In a first embodiment, a device as disclosed herein includes a circuit component that dissipates heat, and a cooling loop thermally coupled to the circuit component. The cooling loop includes an inlet port configured to receive a cooling fluid, a first axial pump disposed along a fluid flow channel and configured to move the cooling fluid axially through the fluid flow channel in the cooling loop at a specified flow rate, and an outlet port configured to transfer the cooling fluid out of the cooling loop, wherein the specified flow rate is adjusted in accordance with any one of multiple parameters or combinations thereof.
In a second embodiment, a system includes multiple servers arranged in a rack, each server comprising a device having at least one circuit component configured to perform electronic operations and dissipate a heat. The device includes a cooling loop thermally coupled to the circuit component. The cooling loop includes an inlet port configured to receive a cooling fluid, an axial pump disposed along a fluid flow channel and configured to move the cooling fluid axially through the fluid flow channel in the cooling loop at a specified flow rate, and an outlet port configured to remove the cooling fluid from the cooling loop. The specified flow rate is adjusted according to the heat dissipated by the circuit component, wherein a first axial pump for a first device in a first server is configured to operate at a first flow rate based on a first server activity, and a second axial pump for a second server is configured to operate at a second flow rate based on a second server activity.

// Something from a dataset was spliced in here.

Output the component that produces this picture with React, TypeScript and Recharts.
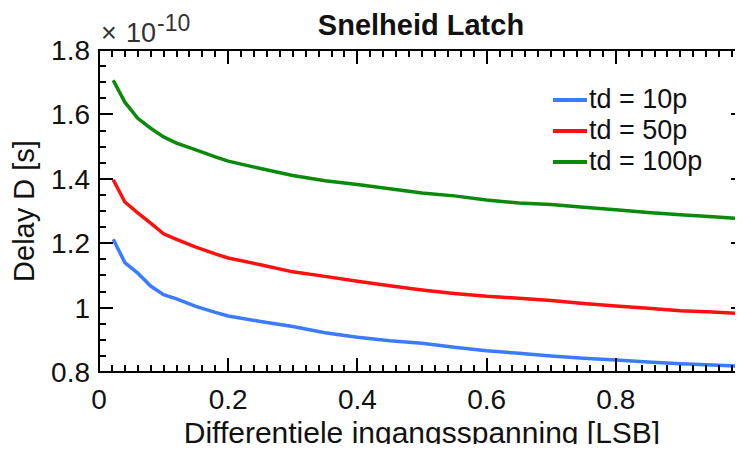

In another embodiment, a method, includes identifying a first power dissipation of a first device, wherein the first device is placed on a circuit board. The method also includes arranging a flow path disposed on the circuit board to overlap with at least a portion of the first device, wherein the flow path is configured to enter the circuit board from an input port and to leave the circuit board from an output port, and determining a flow rate of a first axial pump to transfer the first power dissipation of the first device through the output port. The method also includes fluidically coupling the first axial pump along a flow axis of the flow path, and placing a second device on the circuit board based on a location of the first device, and on the flow path.
In yet another embodiment, a device includes a first means for storing instructions, and a second means for executing the instructions causing the device to perform a method. The method includes identifying a first power dissipation of a first device, wherein the first device is placed on a circuit board. The method also includes arranging a flow path disposed on the circuit board to overlap with at least a portion of the first device, wherein the flow path is configured to enter the circuit board from an input port and to leave the circuit board from an output port, and determining a flow rate of a first axial pump to transfer the first power dissipation of the first device through the output port. The method also includes fluidically coupling the first axial pump along a flow axis of the flow path, and placing a second device on the circuit board based on a location of the first device, and on the flow path.
Power levels for devices such as CPUs, graphic processing units (GPUs) and application specific integrated circuits (ASICs) are already high, and increasing rapidly as computer technology improves and applications proliferate. For example, a CPU in a server may consume up to 200 W, or more, of electrical power. In some embodiments, CPUs that reach 300 W of power consumption and more may be soon realized. GPUs have an even higher power consumption rate (e.g., currently 300 W and reaching 400 W and more in the near future). ASICs for network switches are at about 150 W, and increasing. The desired power consumption increases rapidly for High Performance Computing (HPC) and Artificial Intelligence (AI) applications. In such areas, the majority of platforms that deploy these devices are water-cooled. As device power scales up, the cooling loops (e.g., cooling loops) in the platforms desirably scale proportionally. In some embodiments, internal tubing diameters of ⅛ inch may suffice for water-cooled platforms, higher diameters (e.g., internal tubing diameters of 3/16 inch or even ¼ inch) are desirable to avoid higher pressure drop (undesirable due to turbulence, vibration and instability). However, as the internal diameter (ID) of the tubing increases, so does the outside diameter (ODs) and the bend radii for the tubing, along with the sizes of the quick disconnects (QDs), hose barbs, and other fluid fixtures. Accordingly, the cooling loop hardware takes increasing amounts of valuable server space. Embodiments disclosed herein use axial pumps for server-level deployment to deploy the same cooling loop for multiple generations of servers, while scaling with device power levels.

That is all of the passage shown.